With many banks still wary of social media, Australia's Westpac provided an example of the potential pitfalls today when an employee accidentally posted a self-pitying tweet using the firm's official account, prompting scorn from followers.

Westpac, which recently posted first quarter profits of A$1.6 billion, told the world via its Twitter account that it was "Oh so very over it today".

Fellow Twitterers were less than sympathetic. One responded: "You're a bank. You made a $1.6 billion first-quarter profit. Cheer up" while another suggested: "Maybe you can go dive in a swimming pool full of my money to make you feel better".

The tweet was removed, with another posted explaining: "Yes, a case of the multiple account slip, here's hoping you have a better day tomorrow CT! ..Ean"

Sentiment within the Twitterverse soon switched, with many expressing sympathy and concern for "CT".

"I'm worried about the @westpac person..... and I hope they don't get the sack," tweeted one while another mused "Nice to know your human :)".

The furore has also seen the bank gain hundreds of Twitter followers - boosting numbers to nearly 900 - in the last few hours.

Comments: (1)

Steve Ellis
Steve Ellis - Finextra Research - London 18 February, 2010, 12:13Be the first to give this comment the thumbs up 0 likes

This seems like a very trivial incident (certainly compared to Vodafone's recent problem here in the UK http://www.guardian.co.uk/technology/2010/feb/05/vodafone-twitter-obscene-tweet).

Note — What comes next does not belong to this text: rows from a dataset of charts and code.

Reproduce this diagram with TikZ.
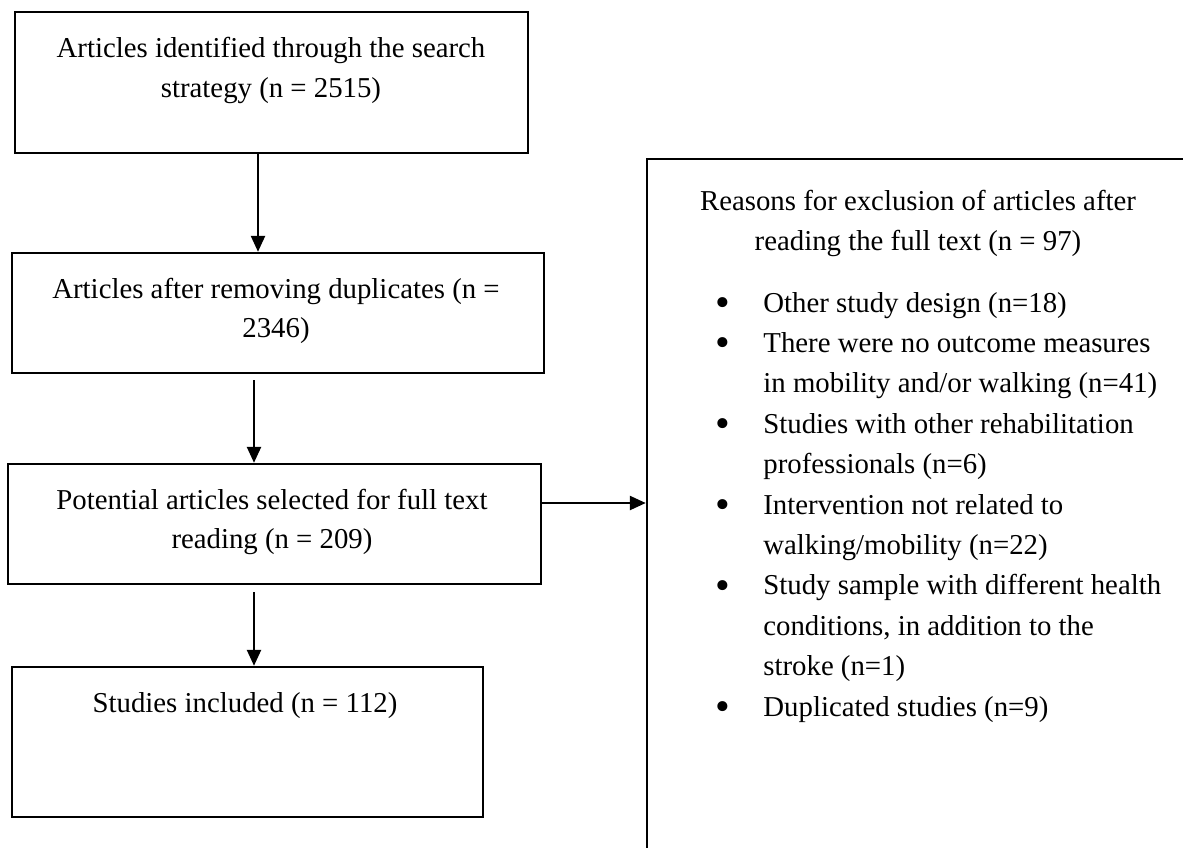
\documentclass[tikz,border=0pt]{standalone}
\usepackage{fontspec}
\setmainfont{Liberation Serif}
\usetikzlibrary{arrows.meta,fit}
\newcommand{\bigbul}{\raisebox{-2.2pt}{\fontsize{21pt}{21pt}\selectfont\textbullet}}
\tikzset{
  box/.style={draw=black, line width=1.2pt, inner sep=0pt, rectangle},
  txt/.style={inner sep=0pt, align=center, font=\fontsize{14.4pt}{19.8pt}\selectfont},
  arr/.style={draw=black, line width=1.2pt, -{Triangle[length=8pt,width=7pt]}}
}
\begin{document}
\begin{tikzpicture}[x=0.5pt,y=-0.5pt]
\path[use as bounding box, clip] (0,0) rectangle (1183,847);
\fill[white] (0,0) rectangle (1183,847);
% boxes
\node[box, fit={(15,12) (528,153)}] (b1) {};
\node[box, fit={(12,253) (544,373)}] (b2) {};
\node[box, fit={(8,464) (541,584)}] (b3) {};
\node[box, fit={(12,667) (483,817)}] (b4) {};
\node[box, fit={(647,159) (1210,880)}] (rb) {};
% texts
\node[txt] (t1) at (271,70.5) {Articles identified through the search\\strategy (n = 2515)};
\node[txt] (t2) at (276,311) {Articles after removing duplicates (n =\\2346)};
\node[txt] (t3) at (272,522) {Potential articles selected for full text\\reading (n = 209)};
\node[txt] (t4) at (245,706) {Studies included (n = 112)};
\node[txt] (hd) at (918,223.5) {Reasons for exclusion of articles after\\reading the full text (n = 97)};
\node[inner sep=0pt, anchor=base west, font=\fontsize{14.4pt}{20.2pt}\selectfont] (list) at (715,312)
{\begin{tabular}[t]{@{}p{24pt}@{}l@{}}
\bigbul & Other study design (n=18)\\
\bigbul & There were no outcome measures\\
 & in mobility and/or walking (n=41)\\
\bigbul & Studies with other rehabilitation\\
 & professionals (n=6)\\
\bigbul & Intervention not related to\\
 & walking/mobility (n=22)\\
\bigbul & Study sample with different health\\
 & conditions, in addition to the\\
 & stroke (n=1)\\
\bigbul & Duplicated studies (n=9)
\end{tabular}};
% connectors
\coordinate (xa) at (258,0);
\coordinate (xb) at (254,0);
\coordinate (s2) at (254,380);
\coordinate (s3) at (254,592);
\coordinate (y4) at (0,503);
\draw[arr] (b1.south -| xa) -- (b2.north -| xa);
\draw[arr] (s2) -- (b3.north -| xb);
\draw[arr] (s3) -- (b4.north -| xb);
\draw[arr] (b3.east |- y4) -- (rb.west |- y4);
\end{tikzpicture}
\end{document}
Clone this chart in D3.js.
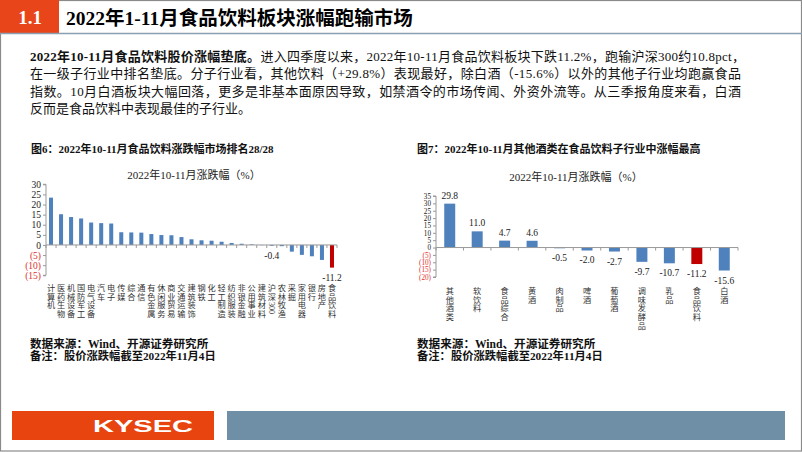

If banks should be positively encouraged to engage directly with their customers, in order to communicate and ideally fix their issues via whatever new channels those customers prefer, then jumping onto trivial gaffes like this seems silly.

I don't know WestPac well, but I wouldn't be surprised if allowing the authentic voice of their employees to escape the corporate firewall (even if slightly inappropriately in this instance), has probably allowed them to score a few points for authenticity and trust with many customers.